Given instruction - Retype nothing except the lines below from the one with "Generate a web" through the one with "const ln = (x, y, c, w)", exactly, with images left out.

....

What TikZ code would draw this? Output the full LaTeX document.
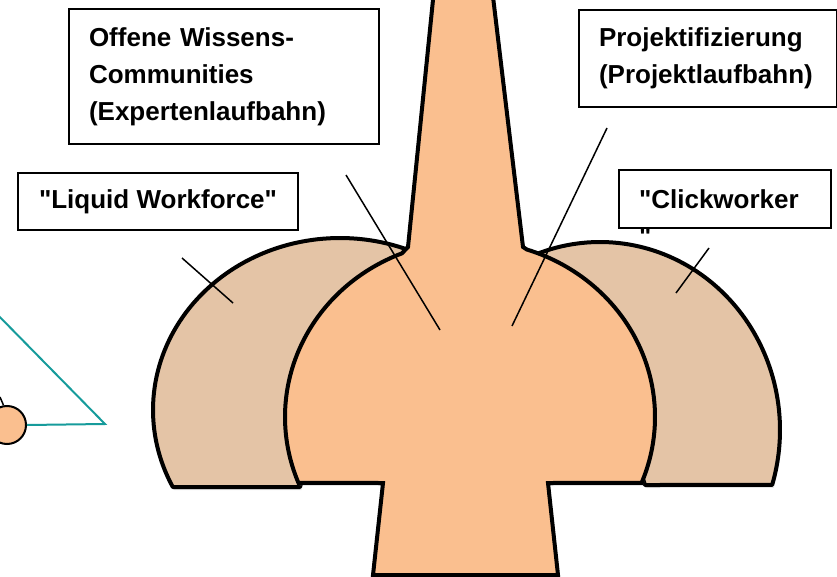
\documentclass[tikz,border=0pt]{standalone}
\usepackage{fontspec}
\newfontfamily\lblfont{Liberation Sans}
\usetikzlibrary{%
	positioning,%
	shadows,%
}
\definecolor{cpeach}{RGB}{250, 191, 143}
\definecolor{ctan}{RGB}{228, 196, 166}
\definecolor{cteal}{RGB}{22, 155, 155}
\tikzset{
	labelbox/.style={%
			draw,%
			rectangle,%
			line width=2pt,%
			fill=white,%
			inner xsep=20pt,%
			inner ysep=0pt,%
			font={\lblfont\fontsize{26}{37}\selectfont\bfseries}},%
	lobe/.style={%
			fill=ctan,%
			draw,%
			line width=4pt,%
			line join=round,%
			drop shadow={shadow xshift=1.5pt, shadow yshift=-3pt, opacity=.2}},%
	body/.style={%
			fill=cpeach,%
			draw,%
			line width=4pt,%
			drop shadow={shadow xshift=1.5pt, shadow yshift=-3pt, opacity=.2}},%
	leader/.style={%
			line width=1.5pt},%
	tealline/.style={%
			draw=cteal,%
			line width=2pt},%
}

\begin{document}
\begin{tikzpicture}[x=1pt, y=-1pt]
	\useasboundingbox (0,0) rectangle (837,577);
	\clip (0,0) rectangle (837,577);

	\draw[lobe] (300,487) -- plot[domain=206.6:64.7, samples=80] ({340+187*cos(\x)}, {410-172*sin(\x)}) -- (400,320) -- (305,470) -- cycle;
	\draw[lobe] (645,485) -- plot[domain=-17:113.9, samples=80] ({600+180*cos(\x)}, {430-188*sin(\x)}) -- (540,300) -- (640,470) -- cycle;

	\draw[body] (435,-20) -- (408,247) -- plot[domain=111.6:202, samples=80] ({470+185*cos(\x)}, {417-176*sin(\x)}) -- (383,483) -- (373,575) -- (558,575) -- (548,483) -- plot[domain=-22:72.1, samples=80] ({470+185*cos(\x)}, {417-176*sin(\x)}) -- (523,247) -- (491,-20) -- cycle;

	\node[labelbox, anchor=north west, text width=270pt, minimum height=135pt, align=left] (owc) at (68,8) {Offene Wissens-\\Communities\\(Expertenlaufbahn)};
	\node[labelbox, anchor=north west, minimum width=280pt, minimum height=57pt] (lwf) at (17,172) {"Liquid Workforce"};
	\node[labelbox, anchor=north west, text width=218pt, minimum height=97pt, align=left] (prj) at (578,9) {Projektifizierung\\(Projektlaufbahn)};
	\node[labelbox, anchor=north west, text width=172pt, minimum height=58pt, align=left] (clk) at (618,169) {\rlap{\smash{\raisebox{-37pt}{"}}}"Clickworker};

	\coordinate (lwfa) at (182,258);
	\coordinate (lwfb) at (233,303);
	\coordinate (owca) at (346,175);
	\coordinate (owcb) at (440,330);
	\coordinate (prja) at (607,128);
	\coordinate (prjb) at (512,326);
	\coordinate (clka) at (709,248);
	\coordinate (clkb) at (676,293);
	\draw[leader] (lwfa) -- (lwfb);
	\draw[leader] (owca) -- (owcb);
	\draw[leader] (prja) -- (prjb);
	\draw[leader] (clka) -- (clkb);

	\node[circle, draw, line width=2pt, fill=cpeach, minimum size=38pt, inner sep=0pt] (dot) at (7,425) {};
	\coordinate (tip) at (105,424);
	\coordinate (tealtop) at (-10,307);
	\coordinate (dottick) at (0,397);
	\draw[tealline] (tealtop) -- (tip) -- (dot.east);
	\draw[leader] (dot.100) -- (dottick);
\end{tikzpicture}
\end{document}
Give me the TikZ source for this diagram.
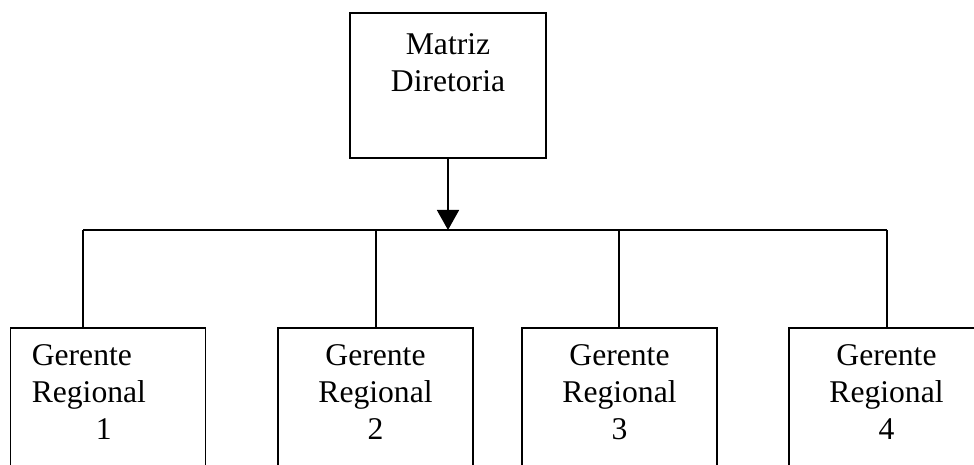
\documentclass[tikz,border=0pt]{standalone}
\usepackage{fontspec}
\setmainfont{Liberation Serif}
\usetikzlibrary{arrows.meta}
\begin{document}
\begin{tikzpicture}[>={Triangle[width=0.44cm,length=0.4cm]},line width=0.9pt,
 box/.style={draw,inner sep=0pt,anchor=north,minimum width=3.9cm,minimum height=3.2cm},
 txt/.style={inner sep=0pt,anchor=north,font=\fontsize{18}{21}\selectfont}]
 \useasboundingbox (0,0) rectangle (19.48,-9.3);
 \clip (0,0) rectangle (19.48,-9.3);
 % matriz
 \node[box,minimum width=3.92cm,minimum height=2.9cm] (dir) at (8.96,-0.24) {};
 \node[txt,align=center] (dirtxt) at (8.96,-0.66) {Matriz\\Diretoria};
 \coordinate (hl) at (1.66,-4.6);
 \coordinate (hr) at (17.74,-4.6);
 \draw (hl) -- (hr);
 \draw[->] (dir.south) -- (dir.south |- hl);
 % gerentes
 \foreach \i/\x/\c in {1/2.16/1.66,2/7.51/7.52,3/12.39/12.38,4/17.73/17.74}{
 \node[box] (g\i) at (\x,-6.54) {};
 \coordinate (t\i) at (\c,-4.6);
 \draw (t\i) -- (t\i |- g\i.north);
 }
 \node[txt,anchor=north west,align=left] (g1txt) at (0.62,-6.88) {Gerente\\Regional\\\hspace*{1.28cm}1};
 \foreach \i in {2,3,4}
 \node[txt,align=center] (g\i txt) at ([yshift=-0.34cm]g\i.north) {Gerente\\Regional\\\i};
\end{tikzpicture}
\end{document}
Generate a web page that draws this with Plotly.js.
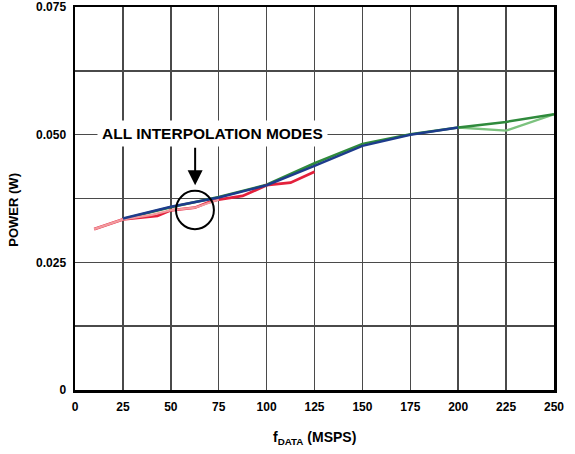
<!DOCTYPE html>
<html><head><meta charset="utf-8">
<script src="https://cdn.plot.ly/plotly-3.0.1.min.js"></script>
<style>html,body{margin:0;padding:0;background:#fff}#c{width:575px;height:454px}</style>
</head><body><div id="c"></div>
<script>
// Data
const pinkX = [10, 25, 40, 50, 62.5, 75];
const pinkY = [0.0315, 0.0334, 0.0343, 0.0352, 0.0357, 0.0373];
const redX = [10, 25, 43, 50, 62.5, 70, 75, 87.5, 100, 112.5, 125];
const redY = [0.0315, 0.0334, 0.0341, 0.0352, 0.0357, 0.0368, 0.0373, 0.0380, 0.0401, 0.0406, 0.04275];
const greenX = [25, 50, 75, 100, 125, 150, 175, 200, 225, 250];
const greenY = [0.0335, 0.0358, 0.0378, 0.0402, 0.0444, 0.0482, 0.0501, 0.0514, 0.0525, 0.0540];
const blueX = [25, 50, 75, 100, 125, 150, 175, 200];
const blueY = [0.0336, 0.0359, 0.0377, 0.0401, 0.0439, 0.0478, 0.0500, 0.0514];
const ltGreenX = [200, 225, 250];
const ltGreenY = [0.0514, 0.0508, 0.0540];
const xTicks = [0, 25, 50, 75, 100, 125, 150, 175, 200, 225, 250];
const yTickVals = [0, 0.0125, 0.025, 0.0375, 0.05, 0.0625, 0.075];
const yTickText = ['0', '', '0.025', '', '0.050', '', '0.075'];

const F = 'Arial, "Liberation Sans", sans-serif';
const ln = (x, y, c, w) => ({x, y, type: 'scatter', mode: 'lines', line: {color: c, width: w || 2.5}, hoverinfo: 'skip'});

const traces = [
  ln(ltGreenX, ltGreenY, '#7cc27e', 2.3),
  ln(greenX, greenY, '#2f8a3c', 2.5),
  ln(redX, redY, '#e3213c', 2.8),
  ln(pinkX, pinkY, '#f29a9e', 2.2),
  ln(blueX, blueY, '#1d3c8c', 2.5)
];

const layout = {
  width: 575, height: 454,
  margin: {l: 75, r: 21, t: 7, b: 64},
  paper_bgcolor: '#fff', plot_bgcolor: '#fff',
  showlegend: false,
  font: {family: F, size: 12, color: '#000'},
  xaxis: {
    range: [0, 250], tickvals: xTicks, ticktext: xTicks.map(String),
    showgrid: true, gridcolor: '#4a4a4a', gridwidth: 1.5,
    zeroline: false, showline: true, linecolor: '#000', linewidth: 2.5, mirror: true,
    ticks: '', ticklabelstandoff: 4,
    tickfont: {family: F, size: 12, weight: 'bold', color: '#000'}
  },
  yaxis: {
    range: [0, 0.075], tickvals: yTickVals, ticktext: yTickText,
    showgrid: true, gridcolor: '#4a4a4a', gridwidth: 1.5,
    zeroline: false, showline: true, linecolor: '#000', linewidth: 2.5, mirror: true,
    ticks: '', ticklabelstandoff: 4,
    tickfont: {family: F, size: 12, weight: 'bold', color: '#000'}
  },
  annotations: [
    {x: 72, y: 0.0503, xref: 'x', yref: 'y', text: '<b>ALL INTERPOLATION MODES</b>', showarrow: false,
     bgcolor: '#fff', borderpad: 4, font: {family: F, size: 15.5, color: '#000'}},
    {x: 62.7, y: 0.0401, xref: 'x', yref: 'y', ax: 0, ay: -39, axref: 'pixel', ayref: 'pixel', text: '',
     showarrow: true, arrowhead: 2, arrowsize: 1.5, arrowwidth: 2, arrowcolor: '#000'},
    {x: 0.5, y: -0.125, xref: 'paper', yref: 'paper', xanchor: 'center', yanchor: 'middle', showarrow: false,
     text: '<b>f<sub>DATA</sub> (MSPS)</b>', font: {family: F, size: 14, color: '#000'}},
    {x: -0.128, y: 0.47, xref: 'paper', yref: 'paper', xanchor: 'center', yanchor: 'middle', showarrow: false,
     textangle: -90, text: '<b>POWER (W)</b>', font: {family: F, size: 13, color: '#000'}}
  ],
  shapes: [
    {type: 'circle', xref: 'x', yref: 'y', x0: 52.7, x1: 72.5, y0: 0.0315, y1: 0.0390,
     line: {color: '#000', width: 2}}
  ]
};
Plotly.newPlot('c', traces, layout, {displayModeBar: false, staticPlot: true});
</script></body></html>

....

Worked answer -
Generate a web page that draws this with Plotly.js.
<!DOCTYPE html>
<html><head><meta charset="utf-8">
<script src="https://cdn.plot.ly/plotly-3.0.1.min.js"></script>
<style>html,body{margin:0;padding:0;background:#fff}#c{width:575px;height:454px}</style>
</head><body><div id="c"></div>
<script>
// Data
const pinkX = [10, 25, 40, 50, 62.5, 75];
const pinkY = [0.0315, 0.0334, 0.0343, 0.0352, 0.0357, 0.0373];
const redX = [10, 25, 43, 50, 62.5, 70, 75, 87.5, 100, 112.5, 125];
const redY = [0.0315, 0.0334, 0.0341, 0.0352, 0.0357, 0.0368, 0.0373, 0.0380, 0.0401, 0.0406, 0.04275];
const greenX = [25, 50, 75, 100, 125, 150, 175, 200, 225, 250];
const greenY = [0.0335, 0.0358, 0.0378, 0.0402, 0.0444, 0.0482, 0.0501, 0.0514, 0.0525, 0.0540];
const blueX = [25, 50, 75, 100, 125, 150, 175, 200];
const blueY = [0.0336, 0.0359, 0.0377, 0.0401, 0.0439, 0.0478, 0.0500, 0.0514];
const ltGreenX = [200, 225, 250];
const ltGreenY = [0.0514, 0.0508, 0.0540];
const xTicks = [0, 25, 50, 75, 100, 125, 150, 175, 200, 225, 250];
const yTickVals = [0, 0.0125, 0.025, 0.0375, 0.05, 0.0625, 0.075];
const yTickText = ['0', '', '0.025', '', '0.050', '', '0.075'];

const F = 'Arial, "Liberation Sans", sans-serif';
const ln = (x, y, c, w) => ({x, y, type: 'scatter', mode: 'lines', line: {color: c, width: w || 2.5}, hoverinfo: 'skip'});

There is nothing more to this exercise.